Normally, when charges are proposed, the articles of charges are first served on the officer, who is allowed 30 days to submit a written statement and request inspection of relevant records. Only after this process are the papers placed before the competent authorities and, where required, forwarded to the Government of India. In this case, sources say, the Secretariat has short-circuited the procedure by sending an undisclosed documents straight to New Delhi, virtually creating “a new law” inside the Secretariat corridors.
Those close to Prasanth allege that dubious and possibly fabricated documents have been relied upon while assembling the fresh proceedings, and that the material on record does not tally with official government files, property registers and earlier submissions. They claim that these discrepancies — if established — could themselves amount to serious misconduct on the part of those driving the case. These claims are yet to be tested judicially, but they have already added a new layer of controversy to an already explosive confrontation.
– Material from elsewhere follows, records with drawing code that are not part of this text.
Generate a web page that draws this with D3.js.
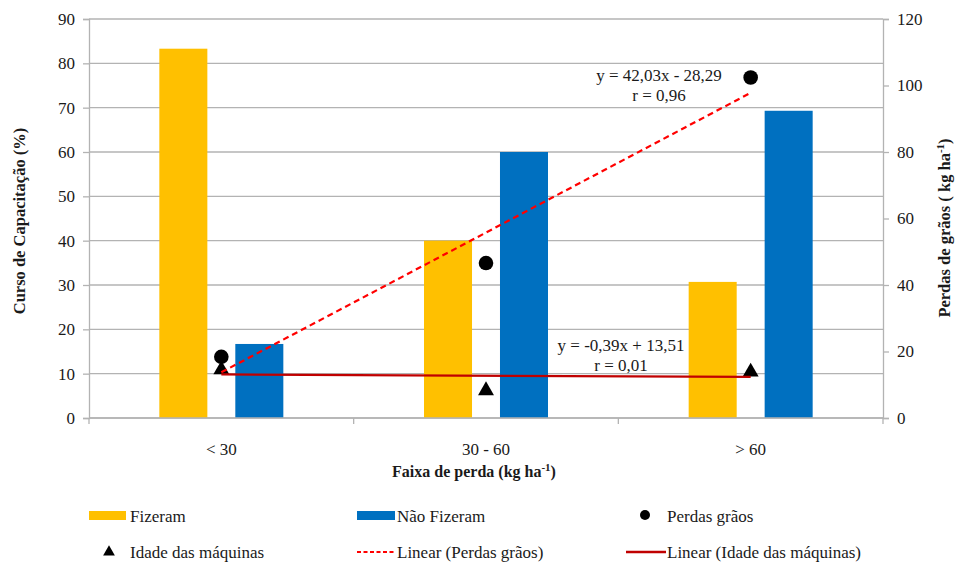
<!DOCTYPE html>
<html><head><meta charset="utf-8">
<script src="https://cdn.jsdelivr.net/npm/d3@7"></script>
<style>body{margin:0;background:#fff}svg, svg text{font-family:"Liberation Serif",Tinos,"Times New Roman","Liberation Sans",sans-serif !important}</style>
</head><body><svg id="c" width="956" height="564"></svg>
<script>
const categories = ["< 30", "30 - 60", "> 60"];
const seriesNames = ["Fizeram", "Não Fizeram"];
const fizeram = [83.3, 40.0, 30.7];
const naoFizeram = [16.7, 60.0, 69.3];
const perdasGraos = [18.4, 46.6, 102.4];
const idadeMaquinas = [15.0, 8.7, 14.3];
const trendPerdas = {slope: 42.03, intercept: -28.29, label: "y = 42,03x - 28,29", r: "r = 0,96"};
const trendIdade = {slope: -0.39, intercept: 13.51, label: "y = -0,39x + 13,51", r: "r = 0,01"};
const leftTicks = [0,10,20,30,40,50,60,70,80,90];
const rightTicks = [0,20,40,60,80,100,120];
const colors = {"Fizeram": "#FFC000", "Não Fizeram": "#0070C0"};

const svg = d3.select("#c");
const L = 89, R = 883, T = 19, B = 418;
const x = d3.scaleBand().domain(categories).range([L, R]);
const xi = d3.scaleBand().domain(seriesNames).range([-62, 62]).paddingInner(0.368);
const yL = d3.scaleLinear().domain([0, 90]).range([B, T]);
const yR = d3.scaleLinear().domain([0, 120]).range([B, T]);
const grid = "#b3b3b3";
const ink = "#1a1a1a";

// gridlines
svg.append("g").selectAll("line").data(leftTicks).join("line")
  .attr("x1", L).attr("x2", R).attr("y1", d => yL(d)).attr("y2", d => yL(d))
  .attr("stroke", grid).attr("stroke-width", 1.3);

// bars
const barData = [];
categories.forEach((c, i) => {
  barData.push({c, s: "Fizeram", v: fizeram[i]});
  barData.push({c, s: "Não Fizeram", v: naoFizeram[i]});
});
svg.append("g").selectAll("rect").data(barData).join("rect")
  .attr("x", d => x(d.c) + x.bandwidth()/2 + xi(d.s))
  .attr("width", xi.bandwidth())
  .attr("y", d => yL(d.v)).attr("height", d => B - yL(d.v))
  .attr("fill", d => colors[d.s]);

// axes
const axL = d3.axisLeft(yL).tickValues(leftTicks).tickSize(6).tickPadding(8);
const gL = svg.append("g").attr("transform", `translate(${L},0)`).call(axL);
const axR = d3.axisRight(yR).tickValues(rightTicks).tickSize(6).tickPadding(8);
const gR = svg.append("g").attr("transform", `translate(${R},0)`).call(axR);
const axB = d3.axisBottom(x).tickSize(0).tickPadding(25);
const gB = svg.append("g").attr("transform", `translate(0,${B})`).call(axB);
const bounds = [L, ...categories.slice(1).map(c => x(c)), R];
gB.selectAll(".bt").data(bounds).join("line").attr("class","bt")
  .attr("x1", d => d).attr("x2", d => d).attr("y1", 0).attr("y2", 6).attr("stroke", grid).attr("stroke-width", 1.3);
[gL, gR, gB].forEach(g => {
  g.attr("font-family", null);
  g.select(".domain").attr("stroke", grid).attr("stroke-width", 1.3);
  g.selectAll(".tick line").attr("stroke", grid).attr("stroke-width", 1.3);
  g.selectAll("text").attr("font-size", 17).attr("fill", ink);
});
gB.select(".domain").attr("d", `M${L},0H${R}`);

// trendlines
const xc = i => x(categories[i]) + x.bandwidth()/2;
const lineR = d3.line().x(d => xc(d[0])).y(d => yR(d[1]));
const tP = [0, 2].map(i => [i, trendPerdas.slope * (i+1) + trendPerdas.intercept]);
const tI = [0, 2].map(i => [i, trendIdade.slope * (i+1) + trendIdade.intercept]);

// markers
svg.append("g").selectAll("circle").data(perdasGraos).join("circle")
  .attr("cx", (d,i) => xc(i)).attr("cy", d => yR(d)).attr("r", 7.3).attr("fill", "#000");
const tri = d3.symbol().type(d3.symbolTriangle).size(110);
svg.append("g").selectAll("path").data(idadeMaquinas).join("path")
  .attr("d", tri).attr("transform", (d,i) => `translate(${xc(i)},${yR(d)+1.5})`).attr("fill", "#000");

svg.append("path").attr("d", lineR(tI)).attr("stroke", "#C00000").attr("stroke-width", 2.2).attr("fill", "none");
svg.append("path").attr("d", lineR(tP)).attr("stroke", "#FF0000").attr("stroke-width", 2.2).attr("stroke-dasharray", "6,4").attr("fill", "none");

// trend labels
const ann = svg.append("g").attr("font-size", 17).attr("fill", ink).attr("text-anchor", "middle");
ann.append("text").attr("x", 659).attr("y", 81).text(trendPerdas.label);
ann.append("text").attr("x", 659).attr("y", 101).text(trendPerdas.r);
ann.append("text").attr("x", 621).attr("y", 351).text(trendIdade.label);
ann.append("text").attr("x", 621).attr("y", 371).text(trendIdade.r);

// axis titles
svg.append("text").attr("transform", "translate(25,221) rotate(-90)")
  .attr("text-anchor", "middle").attr("font-weight", "bold").attr("font-size", 16.5).attr("fill", ink)
  .text("Curso de Capacitação (%)");
const t2 = svg.append("text").attr("transform", "translate(950,228) rotate(-90)")
  .attr("text-anchor", "middle").attr("font-weight", "bold").attr("font-size", 16.5).attr("fill", ink);
t2.append("tspan").text("Perdas de grãos ( kg ha");
t2.append("tspan").attr("font-size", 11).attr("dy", -6).text("-1");
t2.append("tspan").attr("dy", 6).text(")");
const t3 = svg.append("text").attr("x", 474).attr("y", 477)
  .attr("text-anchor", "middle").attr("font-weight", "bold").attr("font-size", 16).attr("fill", ink);
t3.append("tspan").text("Faixa de perda (kg ha");
t3.append("tspan").attr("font-size", 11).attr("dy", -6).text("-1");
t3.append("tspan").attr("dy", 6).text(")");

// legend
const lg = svg.append("g").attr("font-size", 17).attr("fill", ink);
const y1 = 516, y2 = 552;
lg.append("rect").attr("x", 89).attr("y", y1-5).attr("width", 37).attr("height", 9).attr("fill", colors["Fizeram"]);
lg.append("text").attr("x", 130).attr("y", y1).attr("dy", "0.35em").text("Fizeram");
lg.append("rect").attr("x", 357).attr("y", y1-5).attr("width", 38).attr("height", 9).attr("fill", colors["Não Fizeram"]);
lg.append("text").attr("x", 397).attr("y", y1).attr("dy", "0.35em").text("Não Fizeram");
lg.append("circle").attr("cx", 645).attr("cy", y1-1).attr("r", 5).attr("fill", "#000");
lg.append("text").attr("x", 667).attr("y", y1).attr("dy", "0.35em").text("Perdas grãos");
lg.append("path").attr("d", d3.symbol().type(d3.symbolTriangle).size(60)).attr("transform", `translate(109,${y2})`).attr("fill", "#000");
lg.append("text").attr("x", 130).attr("y", y2).attr("dy", "0.35em").text("Idade das máquinas");
lg.append("line").attr("x1", 357).attr("x2", 396).attr("y1", y2).attr("y2", y2).attr("stroke", "#FF0000").attr("stroke-width", 2.2).attr("stroke-dasharray", "4,2.5");
lg.append("text").attr("x", 397).attr("y", y2).attr("dy", "0.35em").text("Linear (Perdas grãos)");
lg.append("line").attr("x1", 626).attr("x2", 666).attr("y1", y2).attr("y2", y2).attr("stroke", "#C00000").attr("stroke-width", 2.5);
lg.append("text").attr("x", 667).attr("y", y2).attr("dy", "0.35em").text("Linear (Idade das máquinas)");
</script></body></html>
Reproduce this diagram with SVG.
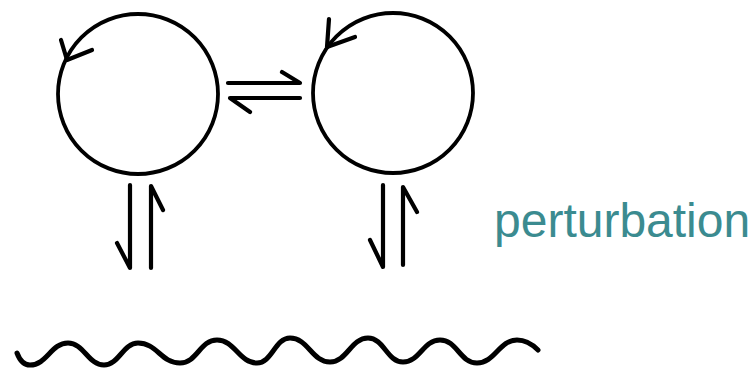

The backdrop is a long-running battle between Prasanth and Chief Secretary Dr A. Jayathilak. Prasanth had accused Dr Jayathilak of massive corruption and he was immediately placed under suspension. Allegations of disproportionate assets and false Immovable Property Returns and allegations that several properties and income streams were either under-reported or entirely concealed have also surfaced against Dr. Jayathilak. Prasanth has demanded action under the All India Services (Conduct) Rules and the Prevention of Corruption Act, and has called for an independent investigation by central agencies. Supporters of the suspended officer argue that, instead of ordering a transparent inquiry into these allegations, the system has targeted the whistleblower through a series of disciplinary actions and now a prolonged suspension.
That the latest extension order is itself authenticated by Dr Jayathilak, as Chief Secretary, while his name figures centrally in the complaints made by the suspended officer, is being cited by critics as a classic case of conflict of interest. “The officer against whom serious corruption allegations have been made is signing the orders that keep the complainant out of service. At the same time, his office appears to be briefing the media in a way that shifts blame to the Centre. This is a dangerous signal to honest officers,” a retired bureaucrat commented.
Civil service associations and transparency activists warn that the combination of rolling suspensions, secret charge-sheets and selective media leaks could have a chilling effect on whistle-blowing within the system. They note that once the narrative that “Delhi has done it” takes root, public attention is diverted from the accountability of those at the State level who actually initiate such measures.
Prasanth is expected to challenge the latest extension and the alleged back-door disciplinary action before appropriate legal fora, including by demanding disclosure of all material sent to the Centre in his name. For now, G.O.(Rt) No. 4782/2025/GAD stands as an official record of the State’s decision, even as the attempt to re-write the story in the media — shifting responsibility to New Delhi — has become the central talking point in the power struggle inside Kerala’s bureaucracy.